Also, there's many ways time travel can work in fiction. I've seen iterations where each moment of time is essentially its own plane. I've seen a setting where dinosaurs rule the past abandoned by creatures living in the present. The Strange by Monte Cook is basically D&D Doctor Who using Numenera's rule set. I've seen some settings imply that the First World and the Shadow Plane are actually the past and future of the Material Plane, which is why they look similar. There's tons of ways to do time travel. It's better a GM decides how time travel works than have Paizo give a concrete explanation. I suppose they could make a campaign setting book that proposes many possible systems.
Also, they already made a book on the planes.
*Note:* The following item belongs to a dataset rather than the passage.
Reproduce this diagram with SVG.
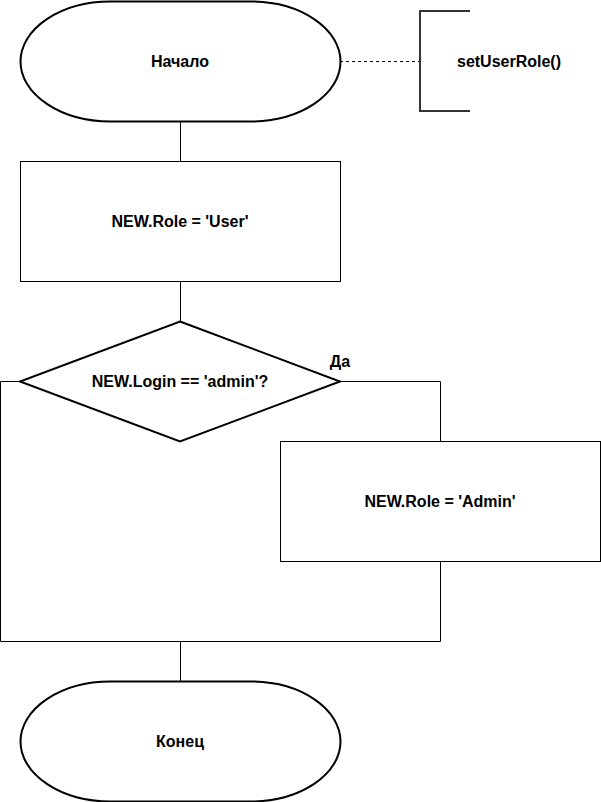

They do touch a bit on the time plane.
| The Sideromancer |
I have it that, instead of one high-dimensional space, each plane having its own dimensionality. For example, the Astral plane has higher dimensionality than the elemental planes because it borders every point on those planes, and then some other stuff (i.e. the other planes) Layered planes such as Hell are a result of having more dimensions: their surface blocks the other areas from direct astral access.
| Ciaran Barnes |
That sounds pretty cool. Maybe your time travel could be tied to planar travel. That would make it impossible for your party to be in two places on the same plane at once.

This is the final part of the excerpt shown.